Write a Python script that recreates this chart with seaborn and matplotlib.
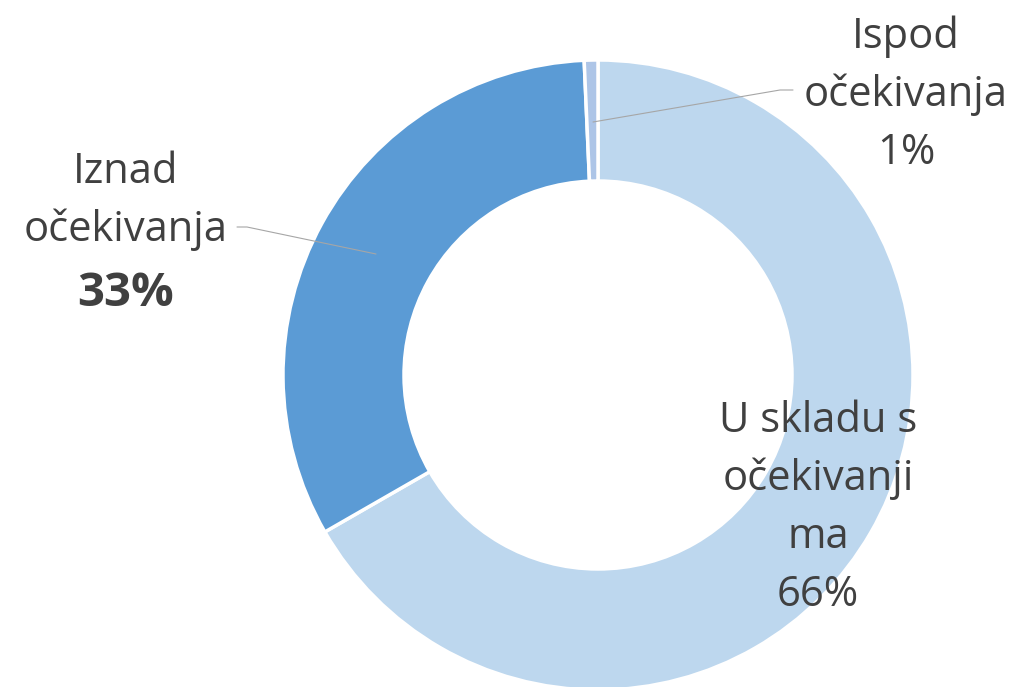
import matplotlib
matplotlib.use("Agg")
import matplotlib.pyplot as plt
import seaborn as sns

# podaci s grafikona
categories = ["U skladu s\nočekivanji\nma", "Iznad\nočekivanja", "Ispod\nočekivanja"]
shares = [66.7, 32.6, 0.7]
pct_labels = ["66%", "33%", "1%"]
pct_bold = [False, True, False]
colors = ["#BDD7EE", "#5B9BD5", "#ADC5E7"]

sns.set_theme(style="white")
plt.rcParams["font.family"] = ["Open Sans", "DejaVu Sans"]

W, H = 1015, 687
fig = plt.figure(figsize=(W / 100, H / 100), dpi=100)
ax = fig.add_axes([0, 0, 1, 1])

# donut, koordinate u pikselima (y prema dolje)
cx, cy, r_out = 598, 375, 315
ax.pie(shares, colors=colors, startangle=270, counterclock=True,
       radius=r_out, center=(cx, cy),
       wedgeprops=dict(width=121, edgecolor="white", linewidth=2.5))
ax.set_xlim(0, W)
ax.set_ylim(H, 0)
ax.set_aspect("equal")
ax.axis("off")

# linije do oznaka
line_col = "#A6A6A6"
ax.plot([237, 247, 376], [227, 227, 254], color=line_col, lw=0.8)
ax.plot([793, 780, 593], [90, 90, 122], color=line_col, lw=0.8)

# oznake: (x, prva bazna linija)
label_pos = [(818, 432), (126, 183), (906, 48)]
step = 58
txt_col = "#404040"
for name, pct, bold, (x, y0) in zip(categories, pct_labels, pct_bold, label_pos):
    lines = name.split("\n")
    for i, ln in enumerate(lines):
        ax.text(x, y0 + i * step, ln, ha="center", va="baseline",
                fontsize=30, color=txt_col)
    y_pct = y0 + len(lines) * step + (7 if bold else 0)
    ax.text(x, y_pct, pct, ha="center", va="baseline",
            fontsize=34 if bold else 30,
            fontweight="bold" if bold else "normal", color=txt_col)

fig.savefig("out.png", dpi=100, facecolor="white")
= = = = =
Omit every picture, then reproduce the rest of the listing exactly.

Output below:
Write a Python script that recreates this chart with seaborn and matplotlib.
import matplotlib
matplotlib.use("Agg")
import matplotlib.pyplot as plt
import seaborn as sns

# podaci s grafikona
categories = ["U skladu s\nočekivanji\nma", "Iznad\nočekivanja", "Ispod\nočekivanja"]
shares = [66.7, 32.6, 0.7]
pct_labels = ["66%", "33%", "1%"]
pct_bold = [False, True, False]
colors = ["#BDD7EE", "#5B9BD5", "#ADC5E7"]

sns.set_theme(style="white")
plt.rcParams["font.family"] = ["Open Sans", "DejaVu Sans"]

W, H = 1015, 687
fig = plt.figure(figsize=(W / 100, H / 100), dpi=100)
ax = fig.add_axes([0, 0, 1, 1])

# donut, koordinate u pikselima (y prema dolje)
cx, cy, r_out = 598, 375, 315
ax.pie(shares, colors=colors, startangle=270, counterclock=True,
       radius=r_out, center=(cx, cy),
       wedgeprops=dict(width=121, edgecolor="white", linewidth=2.5))
ax.set_xlim(0, W)
ax.set_ylim(H, 0)
ax.set_aspect("equal")
ax.axis("off")

# linije do oznaka
line_col = "#A6A6A6"
ax.plot([237, 247, 376], [227, 227, 254], color=line_col, lw=0.8)
ax.plot([793, 780, 593], [90, 90, 122], color=line_col, lw=0.8)

# oznake: (x, prva bazna linija)
label_pos = [(818, 432), (126, 183), (906, 48)]
step = 58
txt_col = "#404040"
for name, pct, bold, (x, y0) in zip(categories, pct_labels, pct_bold, label_pos):
    lines = name.split("\n")
    for i, ln in enumerate(lines):
        ax.text(x, y0 + i * step, ln, ha="center", va="baseline",
                fontsize=30, color=txt_col)
    y_pct = y0 + len(lines) * step + (7 if bold else 0)
    ax.text(x, y_pct, pct, ha="center", va="baseline",
            fontsize=34 if bold else 30,
            fontweight="bold" if bold else "normal", color=txt_col)

fig.savefig("out.png", dpi=100, facecolor="white")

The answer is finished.